The task → For every line in the data below that contains "chart", copy the line.

Data excerpts →
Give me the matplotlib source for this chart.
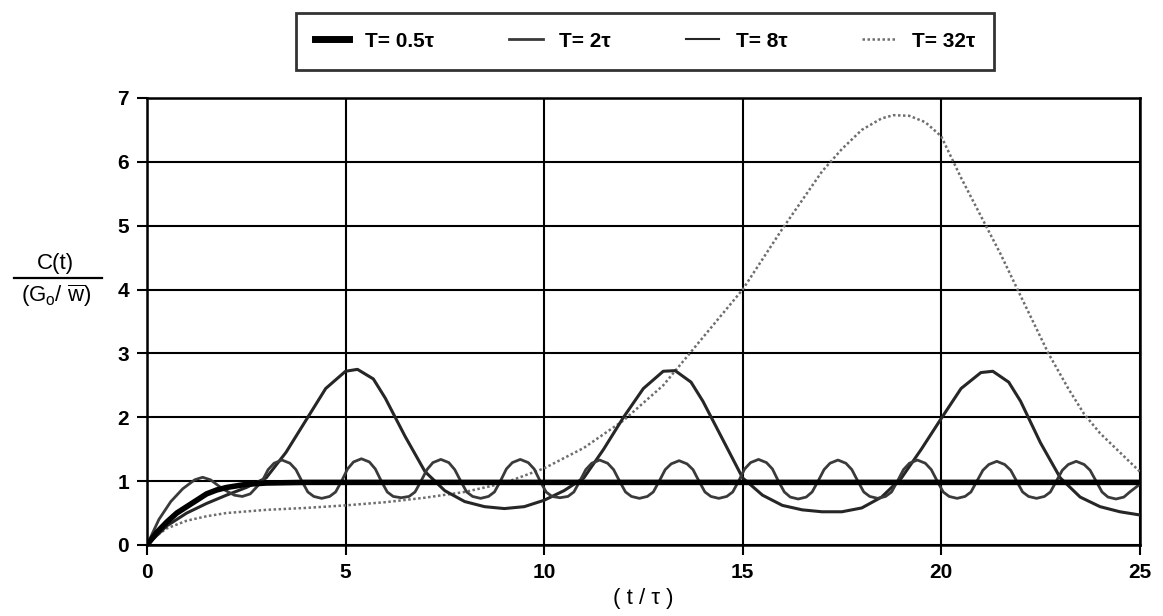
import matplotlib
matplotlib.use("Agg")
import matplotlib.pyplot as plt
from matplotlib.lines import Line2D

plt.rcParams['font.family'] = ['Liberation Sans', 'DejaVu Sans']
plt.rcParams['mathtext.fontset'] = 'custom'
plt.rcParams['mathtext.rm'] = 'Liberation Sans'
plt.rcParams['mathtext.it'] = 'Liberation Sans'

# T = 0.5 tau
t_05 = [0, 0.25, 0.5, 0.75, 1.0, 1.25, 1.5, 1.75, 2.0, 2.5, 3.0, 4.0, 25.0]
c_05 = [0, 0.2, 0.36, 0.5, 0.6, 0.7, 0.8, 0.86, 0.9, 0.95, 0.97, 0.98, 0.98]

# T = 2 tau (small wiggles)
t_2 = [0, 0.3, 0.6, 0.9, 1.2, 1.4, 1.6, 1.9, 2.2, 2.4, 2.6,
       2.9, 3.05, 3.2, 3.4, 3.6, 3.75, 3.9, 4.05, 4.2, 4.4, 4.6, 4.75,
       4.9, 5.05, 5.2, 5.4, 5.6, 5.75, 5.9, 6.05, 6.2, 6.4, 6.6, 6.75,
       6.9, 7.05, 7.2, 7.4, 7.6, 7.75, 7.9, 8.05, 8.2, 8.4, 8.6, 8.75,
       8.9, 9.05, 9.2, 9.4, 9.6, 9.75, 9.9, 10.05, 10.2, 10.4, 10.6, 10.75,
       10.9, 11.05, 11.2, 11.4, 11.6, 11.75, 11.9, 12.05, 12.2, 12.4, 12.6, 12.75,
       12.9, 13.05, 13.2, 13.4, 13.6, 13.75, 13.9, 14.05, 14.2, 14.4, 14.6, 14.75,
       14.9, 15.05, 15.2, 15.4, 15.6, 15.75, 15.9, 16.05, 16.2, 16.4, 16.6, 16.75,
       16.9, 17.05, 17.2, 17.4, 17.6, 17.75, 17.9, 18.05, 18.2, 18.4, 18.6, 18.75,
       18.9, 19.05, 19.2, 19.4, 19.6, 19.75, 19.9, 20.05, 20.2, 20.4, 20.6, 20.75,
       20.9, 21.05, 21.2, 21.4, 21.6, 21.75, 21.9, 22.05, 22.2, 22.4, 22.6, 22.75,
       22.9, 23.05, 23.2, 23.4, 23.6, 23.75, 23.9, 24.05, 24.2, 24.4, 24.6, 24.75,
       25.0]
c_2 = [0, 0.4, 0.68, 0.88, 1.02, 1.06, 1.02, 0.88, 0.78, 0.76, 0.8,
       1.0, 1.18, 1.28, 1.33, 1.28, 1.18, 1.0, 0.83, 0.76, 0.73, 0.76, 0.83,
       1.0, 1.19, 1.3, 1.35, 1.3, 1.19, 1.0, 0.83, 0.76, 0.74, 0.76, 0.83,
       1.0, 1.18, 1.29, 1.34, 1.29, 1.18, 1.0, 0.83, 0.76, 0.73, 0.76, 0.83,
       1.0, 1.19, 1.29, 1.34, 1.29, 1.19, 1.0, 0.83, 0.76, 0.74, 0.76, 0.83,
       1.0, 1.18, 1.28, 1.33, 1.28, 1.18, 1.0, 0.83, 0.76, 0.73, 0.76, 0.83,
       1.0, 1.18, 1.27, 1.32, 1.27, 1.18, 1.0, 0.83, 0.76, 0.73, 0.76, 0.83,
       1.0, 1.19, 1.29, 1.34, 1.29, 1.19, 1.0, 0.83, 0.75, 0.72, 0.75, 0.83,
       1.0, 1.18, 1.28, 1.33, 1.28, 1.18, 1.0, 0.83, 0.76, 0.73, 0.76, 0.83,
       1.0, 1.18, 1.28, 1.33, 1.28, 1.18, 1.0, 0.83, 0.76, 0.73, 0.76, 0.83,
       1.0, 1.17, 1.26, 1.31, 1.26, 1.17, 1.0, 0.83, 0.76, 0.73, 0.76, 0.83,
       1.0, 1.17, 1.26, 1.31, 1.26, 1.17, 1.0, 0.83, 0.75, 0.72, 0.75, 0.83,
       0.95]

# T = 8 tau (large peaks)
t_8 = [0, 0.5, 1, 1.5, 2, 2.5, 3, 3.5, 4, 4.5, 5, 5.3, 5.7, 6, 6.5, 7, 7.5,
       8, 8.5, 9, 9.5, 10, 10.5, 11, 11.5, 12, 12.5, 13, 13.3, 13.7, 14, 14.5,
       15, 15.5, 16, 16.5, 17, 17.5, 18, 18.5, 19, 19.5, 20, 20.5, 21, 21.3,
       21.7, 22, 22.5, 23, 23.5, 24, 24.5, 25]
c_8 = [0, 0.3, 0.5, 0.65, 0.78, 0.9, 1.05, 1.45, 1.95, 2.45, 2.72, 2.75, 2.6,
       2.3, 1.7, 1.15, 0.85, 0.68, 0.6, 0.57, 0.6, 0.7, 0.85, 1.05, 1.5, 2.0,
       2.45, 2.72, 2.73, 2.55, 2.25, 1.65, 1.05, 0.78, 0.62, 0.55, 0.52, 0.52,
       0.58, 0.75, 1.05, 1.5, 1.98, 2.45, 2.7, 2.72, 2.55, 2.25, 1.6, 1.05,
       0.75, 0.6, 0.52, 0.47]

# T = 32 tau (slow hump)
t_32 = [0, 0.25, 0.5, 1, 1.5, 2, 3, 4, 5, 6, 7, 8, 9, 10, 11, 12, 13, 13.6,
        14, 15, 16, 17, 17.5, 18, 18.5, 18.8, 19.2, 19.6, 20, 20.5, 21, 21.5,
        22, 22.7, 23.2, 23.6, 24, 24.5, 25]
c_32 = [0, 0.15, 0.26, 0.38, 0.45, 0.5, 0.55, 0.58, 0.62, 0.67, 0.74, 0.83,
        0.97, 1.2, 1.52, 1.95, 2.5, 2.95, 3.25, 4.0, 4.95, 5.85, 6.2, 6.5,
        6.68, 6.73, 6.72, 6.62, 6.4, 5.75, 5.15, 4.55, 3.9, 3.0, 2.45, 2.05,
        1.75, 1.45, 1.15]

labels = ['T= 0.5τ', 'T= 2τ', 'T= 8τ', 'T= 32τ']

fig = plt.figure(figsize=(11.63, 6.16), dpi=100)
ax = fig.add_axes([0.1264, 0.1153, 0.8536, 0.7257])

ax.plot(t_32, c_32, color='#6e6e6e', lw=1.8, ls=(0, (1, 1)), zorder=3)
ax.plot(t_8, c_8, color='#262626', lw=2.2, zorder=4)
ax.plot(t_2, c_2, color='#3a3a3a', lw=2.0, zorder=5)
ax.plot(t_05, c_05, color='black', lw=4, zorder=6)

ax.set_xlim(0, 25)
ax.set_ylim(0, 7)
ax.set_xticks([0, 5, 10, 15, 20, 25])
ax.set_yticks(range(0, 8))
ax.grid(True, color='black', lw=1.5)
ax.set_axisbelow(True)
for s in ax.spines.values():
    s.set_linewidth(1.8)
ax.tick_params(direction='out', length=7, width=1.5, labelsize=15, pad=6)
for lab in ax.get_xticklabels() + ax.get_yticklabels():
    lab.set_fontweight('bold')

ax.set_xlabel('( t / τ )', fontsize=16, labelpad=4)

# fraction style y label
fig.text(0.048, 0.555, 'C(t)', fontsize=16, ha='center', va='bottom')
fig.add_artist(Line2D([0.012, 0.088], [0.549, 0.549], color='black', lw=1.6))
fig.text(0.048, 0.542, r'$(G_o /\ \overline{w})$', fontsize=16, ha='center', va='top')

handles = [
    Line2D([], [], color='black', lw=5),
    Line2D([], [], color='#3a3a3a', lw=2),
    Line2D([], [], color='#262626', lw=1.5),
    Line2D([], [], color='#6e6e6e', lw=1.8, ls=(0, (1, 1))),
]
leg = fig.legend(handles, labels, loc='center', bbox_to_anchor=(0.555, 0.933),
                 ncol=4, frameon=True, fancybox=False, handlelength=1.6,
                 columnspacing=3.6, handletextpad=0.8, borderpad=0.9,
                 prop={'weight': 'bold', 'size': 15})
leg.get_frame().set_edgecolor('black')
leg.get_frame().set_linewidth(2)

fig.savefig('out.png', dpi=100)
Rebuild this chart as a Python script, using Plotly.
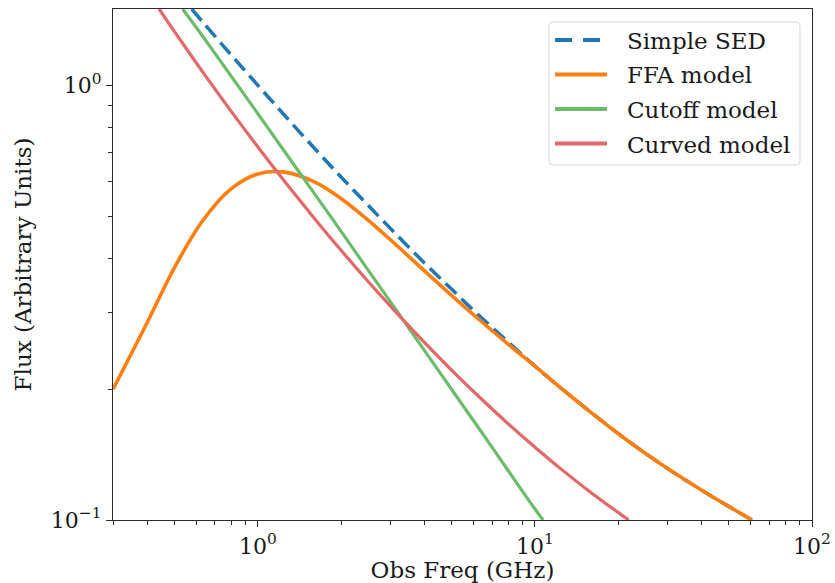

Task output →
Give me the matplotlib source for this chart.
Rebuild this chart as a Python script, using Plotly.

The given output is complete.